After a hot and hellish summer, rains are a downright blessing—unless, of course, you’re an event organizer who wants to host an outdoor event. The Philippines’ rainy season is legendary for its sudden rains, so obviously, it’s difficult to avoid or schedule around. When it comes to events, the show must go on, come hell or high water: two very real possibilities in our country.
Fortunately, the stormy months doesn't spell the end for events management in the Philippines. There are ways to plan for bad weather and here’s an, ahem, rain check of what to do.
Put Early Call Times On Your Invites
Even if you’re hosting an indoor event, this is a must during rainy season. “You have to make sure your invitation time is earlier because of traffic,” says Enya Reyes, events director at M2.0 Communications. Traffic in Manila is already bad enough; you can be sure that the rain will make it doubly, triply worse.
Look Down When Scouting a Venue
A venue can be accessible and have great views, but if the ground is earth, then guests at an outdoor event can quickly become mired in mud. Unless you’re hosting an obstacle course, this is not anyone’s idea of a good time. Ask about the drainage system to eliminate the possibility of flood.
Get Your Tents Ready
Ensure that tents are always at hand near your event. When the weather starts to go bad, you can easily cover your pop-up booth or the entire area with tents to protect every participant from the rain.
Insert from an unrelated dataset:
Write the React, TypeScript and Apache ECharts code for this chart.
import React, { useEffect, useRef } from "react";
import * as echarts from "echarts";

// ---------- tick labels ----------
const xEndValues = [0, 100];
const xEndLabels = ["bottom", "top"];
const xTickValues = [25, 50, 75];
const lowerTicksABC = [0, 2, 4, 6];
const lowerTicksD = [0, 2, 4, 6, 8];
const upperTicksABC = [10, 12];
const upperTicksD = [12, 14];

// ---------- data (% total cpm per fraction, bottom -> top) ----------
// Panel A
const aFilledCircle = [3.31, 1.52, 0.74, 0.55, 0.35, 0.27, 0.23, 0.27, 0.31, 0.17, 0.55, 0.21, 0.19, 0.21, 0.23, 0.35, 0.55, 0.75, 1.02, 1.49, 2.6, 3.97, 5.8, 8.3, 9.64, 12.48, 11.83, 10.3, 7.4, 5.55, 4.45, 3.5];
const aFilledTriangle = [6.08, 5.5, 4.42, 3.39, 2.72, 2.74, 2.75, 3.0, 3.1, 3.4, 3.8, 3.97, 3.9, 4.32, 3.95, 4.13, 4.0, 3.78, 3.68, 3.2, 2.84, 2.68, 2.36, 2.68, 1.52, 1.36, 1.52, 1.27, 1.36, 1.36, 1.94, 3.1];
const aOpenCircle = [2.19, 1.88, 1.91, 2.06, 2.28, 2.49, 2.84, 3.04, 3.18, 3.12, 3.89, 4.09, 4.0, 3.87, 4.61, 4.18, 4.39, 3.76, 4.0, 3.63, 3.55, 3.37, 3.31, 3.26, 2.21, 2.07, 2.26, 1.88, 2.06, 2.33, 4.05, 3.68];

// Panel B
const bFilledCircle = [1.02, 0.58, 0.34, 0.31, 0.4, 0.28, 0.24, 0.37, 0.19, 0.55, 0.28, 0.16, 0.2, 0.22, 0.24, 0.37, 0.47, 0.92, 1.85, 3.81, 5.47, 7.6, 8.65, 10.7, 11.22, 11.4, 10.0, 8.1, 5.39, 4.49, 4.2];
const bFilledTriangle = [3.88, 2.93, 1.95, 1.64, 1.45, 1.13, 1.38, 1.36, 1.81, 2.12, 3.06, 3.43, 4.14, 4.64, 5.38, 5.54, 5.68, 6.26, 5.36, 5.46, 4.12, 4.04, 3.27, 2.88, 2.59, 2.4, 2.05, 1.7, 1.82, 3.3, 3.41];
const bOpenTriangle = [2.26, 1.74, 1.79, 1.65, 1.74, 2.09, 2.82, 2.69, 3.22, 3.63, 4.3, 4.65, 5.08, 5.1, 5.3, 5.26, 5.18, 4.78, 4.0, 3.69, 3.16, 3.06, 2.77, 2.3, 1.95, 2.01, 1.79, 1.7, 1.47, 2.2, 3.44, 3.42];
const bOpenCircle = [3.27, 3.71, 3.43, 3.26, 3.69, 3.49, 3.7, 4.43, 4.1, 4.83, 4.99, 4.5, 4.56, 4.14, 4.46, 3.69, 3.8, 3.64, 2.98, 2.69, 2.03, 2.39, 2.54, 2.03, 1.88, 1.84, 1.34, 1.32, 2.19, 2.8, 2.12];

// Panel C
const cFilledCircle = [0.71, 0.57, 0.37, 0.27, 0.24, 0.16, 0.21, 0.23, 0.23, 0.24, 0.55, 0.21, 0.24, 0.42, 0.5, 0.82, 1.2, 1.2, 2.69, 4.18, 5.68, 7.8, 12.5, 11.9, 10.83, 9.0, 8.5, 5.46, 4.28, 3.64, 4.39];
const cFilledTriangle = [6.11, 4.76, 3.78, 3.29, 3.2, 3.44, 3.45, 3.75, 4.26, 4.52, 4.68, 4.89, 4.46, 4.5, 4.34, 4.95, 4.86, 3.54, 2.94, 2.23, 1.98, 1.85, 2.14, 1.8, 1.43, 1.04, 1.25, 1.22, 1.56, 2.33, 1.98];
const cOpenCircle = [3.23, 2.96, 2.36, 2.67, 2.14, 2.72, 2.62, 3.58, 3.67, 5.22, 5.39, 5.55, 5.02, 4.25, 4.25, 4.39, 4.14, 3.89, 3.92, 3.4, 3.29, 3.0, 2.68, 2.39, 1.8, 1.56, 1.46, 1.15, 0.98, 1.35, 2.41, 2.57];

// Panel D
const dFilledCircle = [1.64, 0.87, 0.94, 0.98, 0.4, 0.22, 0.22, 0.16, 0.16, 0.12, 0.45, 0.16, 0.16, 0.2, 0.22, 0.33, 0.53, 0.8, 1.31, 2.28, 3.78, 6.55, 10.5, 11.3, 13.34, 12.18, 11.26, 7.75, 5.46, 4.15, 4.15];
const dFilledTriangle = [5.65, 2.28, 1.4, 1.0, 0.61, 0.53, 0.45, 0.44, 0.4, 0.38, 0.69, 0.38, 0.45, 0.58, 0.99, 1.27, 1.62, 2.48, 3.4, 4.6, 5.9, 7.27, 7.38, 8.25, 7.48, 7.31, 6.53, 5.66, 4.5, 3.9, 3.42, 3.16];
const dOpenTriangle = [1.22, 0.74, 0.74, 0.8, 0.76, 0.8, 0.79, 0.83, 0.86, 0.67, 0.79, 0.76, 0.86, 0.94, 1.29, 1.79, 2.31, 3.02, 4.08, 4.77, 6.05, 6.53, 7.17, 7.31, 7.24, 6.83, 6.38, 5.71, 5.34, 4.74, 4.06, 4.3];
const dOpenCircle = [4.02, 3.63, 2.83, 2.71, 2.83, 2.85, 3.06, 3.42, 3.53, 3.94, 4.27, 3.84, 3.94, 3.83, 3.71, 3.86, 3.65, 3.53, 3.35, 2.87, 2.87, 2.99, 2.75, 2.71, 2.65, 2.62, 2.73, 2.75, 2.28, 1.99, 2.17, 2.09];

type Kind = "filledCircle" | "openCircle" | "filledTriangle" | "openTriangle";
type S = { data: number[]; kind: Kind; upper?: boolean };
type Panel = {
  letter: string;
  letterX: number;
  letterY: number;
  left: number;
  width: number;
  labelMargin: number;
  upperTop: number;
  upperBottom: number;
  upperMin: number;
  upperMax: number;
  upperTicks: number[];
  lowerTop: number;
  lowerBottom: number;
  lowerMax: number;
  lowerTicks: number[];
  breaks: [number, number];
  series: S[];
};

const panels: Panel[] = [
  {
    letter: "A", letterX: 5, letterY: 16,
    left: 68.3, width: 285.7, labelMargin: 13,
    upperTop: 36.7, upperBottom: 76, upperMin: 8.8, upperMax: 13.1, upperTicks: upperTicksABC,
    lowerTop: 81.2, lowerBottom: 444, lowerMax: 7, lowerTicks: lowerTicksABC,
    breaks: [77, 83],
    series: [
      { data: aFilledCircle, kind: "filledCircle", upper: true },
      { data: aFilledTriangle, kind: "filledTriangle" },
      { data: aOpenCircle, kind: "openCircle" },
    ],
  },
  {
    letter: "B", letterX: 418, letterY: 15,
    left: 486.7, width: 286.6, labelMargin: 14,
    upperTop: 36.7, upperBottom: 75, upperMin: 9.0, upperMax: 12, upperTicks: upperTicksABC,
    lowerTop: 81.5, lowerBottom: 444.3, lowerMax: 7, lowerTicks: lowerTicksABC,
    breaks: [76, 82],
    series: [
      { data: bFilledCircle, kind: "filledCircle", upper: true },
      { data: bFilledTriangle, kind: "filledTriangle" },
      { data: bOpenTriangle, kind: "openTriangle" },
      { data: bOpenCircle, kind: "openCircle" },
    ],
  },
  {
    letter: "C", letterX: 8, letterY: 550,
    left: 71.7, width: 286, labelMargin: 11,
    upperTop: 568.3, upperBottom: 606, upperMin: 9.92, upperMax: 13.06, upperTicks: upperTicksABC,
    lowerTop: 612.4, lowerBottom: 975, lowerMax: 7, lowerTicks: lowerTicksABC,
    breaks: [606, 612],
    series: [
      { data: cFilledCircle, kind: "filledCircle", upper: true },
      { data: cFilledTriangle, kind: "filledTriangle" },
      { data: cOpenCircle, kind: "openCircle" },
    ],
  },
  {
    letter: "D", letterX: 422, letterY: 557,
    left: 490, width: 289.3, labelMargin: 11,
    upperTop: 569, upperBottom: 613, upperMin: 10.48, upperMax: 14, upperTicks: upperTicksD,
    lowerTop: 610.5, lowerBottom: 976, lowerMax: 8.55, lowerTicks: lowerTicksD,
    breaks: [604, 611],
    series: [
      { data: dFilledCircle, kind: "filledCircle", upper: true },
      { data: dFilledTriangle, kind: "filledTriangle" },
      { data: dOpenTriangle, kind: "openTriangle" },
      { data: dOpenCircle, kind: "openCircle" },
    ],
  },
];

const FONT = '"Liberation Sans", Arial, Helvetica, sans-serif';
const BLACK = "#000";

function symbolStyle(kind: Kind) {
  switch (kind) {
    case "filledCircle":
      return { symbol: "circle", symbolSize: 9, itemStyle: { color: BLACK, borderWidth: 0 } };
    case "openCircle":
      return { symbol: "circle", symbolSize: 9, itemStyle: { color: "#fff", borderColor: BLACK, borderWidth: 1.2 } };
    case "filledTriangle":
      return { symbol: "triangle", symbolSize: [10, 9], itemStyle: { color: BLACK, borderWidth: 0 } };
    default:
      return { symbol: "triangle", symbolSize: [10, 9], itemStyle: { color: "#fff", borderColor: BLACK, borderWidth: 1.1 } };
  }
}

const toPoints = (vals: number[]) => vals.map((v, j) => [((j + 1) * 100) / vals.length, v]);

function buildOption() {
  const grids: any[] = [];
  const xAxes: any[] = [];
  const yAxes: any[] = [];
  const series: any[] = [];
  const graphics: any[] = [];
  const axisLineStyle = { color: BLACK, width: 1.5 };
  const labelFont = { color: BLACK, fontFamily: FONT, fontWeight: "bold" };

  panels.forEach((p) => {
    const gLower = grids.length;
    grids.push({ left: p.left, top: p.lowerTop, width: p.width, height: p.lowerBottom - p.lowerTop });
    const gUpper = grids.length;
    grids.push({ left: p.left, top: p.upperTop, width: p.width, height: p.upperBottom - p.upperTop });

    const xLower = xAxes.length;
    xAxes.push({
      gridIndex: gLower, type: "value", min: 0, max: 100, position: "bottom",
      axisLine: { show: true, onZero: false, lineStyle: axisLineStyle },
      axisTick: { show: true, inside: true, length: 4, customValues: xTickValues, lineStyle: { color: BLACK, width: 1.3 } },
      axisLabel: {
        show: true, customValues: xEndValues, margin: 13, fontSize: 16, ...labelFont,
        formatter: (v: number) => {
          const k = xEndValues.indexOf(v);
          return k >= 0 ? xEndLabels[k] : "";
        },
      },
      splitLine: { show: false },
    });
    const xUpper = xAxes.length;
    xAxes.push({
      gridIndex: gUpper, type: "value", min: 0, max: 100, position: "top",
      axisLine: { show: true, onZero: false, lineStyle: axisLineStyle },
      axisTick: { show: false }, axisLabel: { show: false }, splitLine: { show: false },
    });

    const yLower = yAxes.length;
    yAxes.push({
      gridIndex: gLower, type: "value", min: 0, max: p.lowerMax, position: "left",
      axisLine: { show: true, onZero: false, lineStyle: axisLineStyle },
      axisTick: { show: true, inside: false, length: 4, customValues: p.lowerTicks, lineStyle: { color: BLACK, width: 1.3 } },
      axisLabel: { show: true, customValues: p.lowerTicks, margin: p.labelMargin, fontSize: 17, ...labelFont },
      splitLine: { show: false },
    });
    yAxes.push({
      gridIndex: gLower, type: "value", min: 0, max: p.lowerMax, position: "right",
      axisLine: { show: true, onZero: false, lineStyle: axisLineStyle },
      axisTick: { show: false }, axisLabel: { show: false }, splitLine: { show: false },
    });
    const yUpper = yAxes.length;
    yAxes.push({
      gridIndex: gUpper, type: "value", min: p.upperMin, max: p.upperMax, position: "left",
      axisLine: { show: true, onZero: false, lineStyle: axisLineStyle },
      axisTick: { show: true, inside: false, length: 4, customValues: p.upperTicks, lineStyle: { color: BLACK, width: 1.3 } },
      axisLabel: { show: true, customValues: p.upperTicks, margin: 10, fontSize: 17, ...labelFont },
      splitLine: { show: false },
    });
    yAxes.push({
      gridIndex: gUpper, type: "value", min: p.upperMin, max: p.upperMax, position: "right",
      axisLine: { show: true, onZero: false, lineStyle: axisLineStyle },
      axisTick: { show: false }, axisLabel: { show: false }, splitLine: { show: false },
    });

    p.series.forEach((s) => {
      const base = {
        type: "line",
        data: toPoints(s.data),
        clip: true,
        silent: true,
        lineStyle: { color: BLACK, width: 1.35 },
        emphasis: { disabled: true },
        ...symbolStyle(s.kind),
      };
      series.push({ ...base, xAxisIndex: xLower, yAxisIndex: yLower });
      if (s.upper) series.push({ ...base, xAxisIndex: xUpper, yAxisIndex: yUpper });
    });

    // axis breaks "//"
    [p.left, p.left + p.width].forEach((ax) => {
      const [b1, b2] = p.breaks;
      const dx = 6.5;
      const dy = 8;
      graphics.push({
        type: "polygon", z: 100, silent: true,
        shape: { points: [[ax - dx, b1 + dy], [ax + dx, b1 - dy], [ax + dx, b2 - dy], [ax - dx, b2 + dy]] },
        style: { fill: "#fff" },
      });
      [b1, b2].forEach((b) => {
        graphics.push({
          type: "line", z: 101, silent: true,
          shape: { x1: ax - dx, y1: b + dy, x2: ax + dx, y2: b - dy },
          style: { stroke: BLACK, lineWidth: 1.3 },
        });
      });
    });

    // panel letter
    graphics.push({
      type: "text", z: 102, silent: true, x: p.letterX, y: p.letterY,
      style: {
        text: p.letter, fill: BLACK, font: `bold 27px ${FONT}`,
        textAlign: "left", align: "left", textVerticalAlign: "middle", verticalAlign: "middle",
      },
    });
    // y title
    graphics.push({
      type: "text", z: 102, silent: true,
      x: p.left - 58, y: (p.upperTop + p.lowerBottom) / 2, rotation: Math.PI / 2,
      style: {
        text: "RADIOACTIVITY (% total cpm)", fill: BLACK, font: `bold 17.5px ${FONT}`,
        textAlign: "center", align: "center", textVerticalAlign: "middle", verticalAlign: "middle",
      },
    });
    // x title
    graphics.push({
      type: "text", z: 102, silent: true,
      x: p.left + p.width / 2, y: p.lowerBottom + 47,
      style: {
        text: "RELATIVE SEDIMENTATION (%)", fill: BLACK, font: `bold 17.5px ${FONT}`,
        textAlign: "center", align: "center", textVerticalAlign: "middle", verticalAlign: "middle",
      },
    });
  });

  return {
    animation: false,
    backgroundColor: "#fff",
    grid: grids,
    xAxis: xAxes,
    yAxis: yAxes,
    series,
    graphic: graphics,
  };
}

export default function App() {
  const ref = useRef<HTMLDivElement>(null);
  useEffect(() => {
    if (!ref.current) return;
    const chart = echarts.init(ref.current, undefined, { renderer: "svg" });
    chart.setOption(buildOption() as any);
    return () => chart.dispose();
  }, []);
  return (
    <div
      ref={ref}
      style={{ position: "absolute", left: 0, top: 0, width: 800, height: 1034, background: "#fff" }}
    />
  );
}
Prepare Emergency Supplies
Sometimes, the tent can’t be set up fast enough. It’s a good idea to have umbrellas or hats ready to be given away. Bonus points if these are your brand’s giveaways.
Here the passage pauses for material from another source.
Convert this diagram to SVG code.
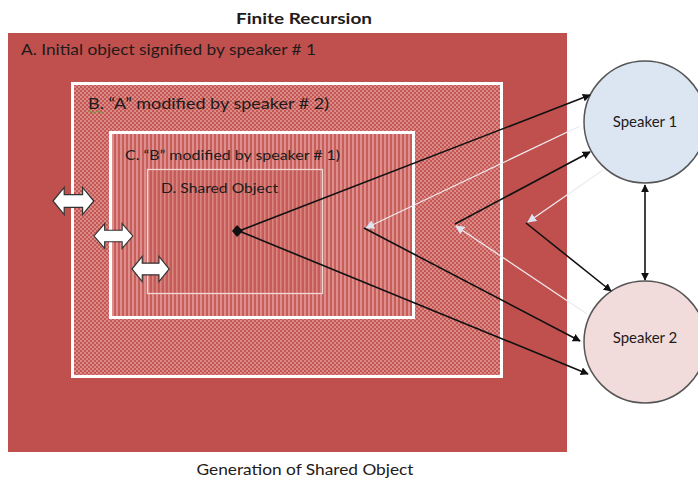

Another important thing to take note of: emergency generators. “You have to have gensets on standby every time,” cautions Reyes, “because anytime, your power might die.”
Have an Alternate Space Planned
Sometimes the expected downpour is just too much to continue the event in the original site. Find a covered place beforehand and reserve it to ensure that your event can be easily moved when the weather refuses to cooperate.
Even the best weather apps (or the late, lamented Ernie Baron) can’t perfectly predict when a downpour will begin. But whether or not rain will actually pur down, it’s better to be prepared than sorry afterwards.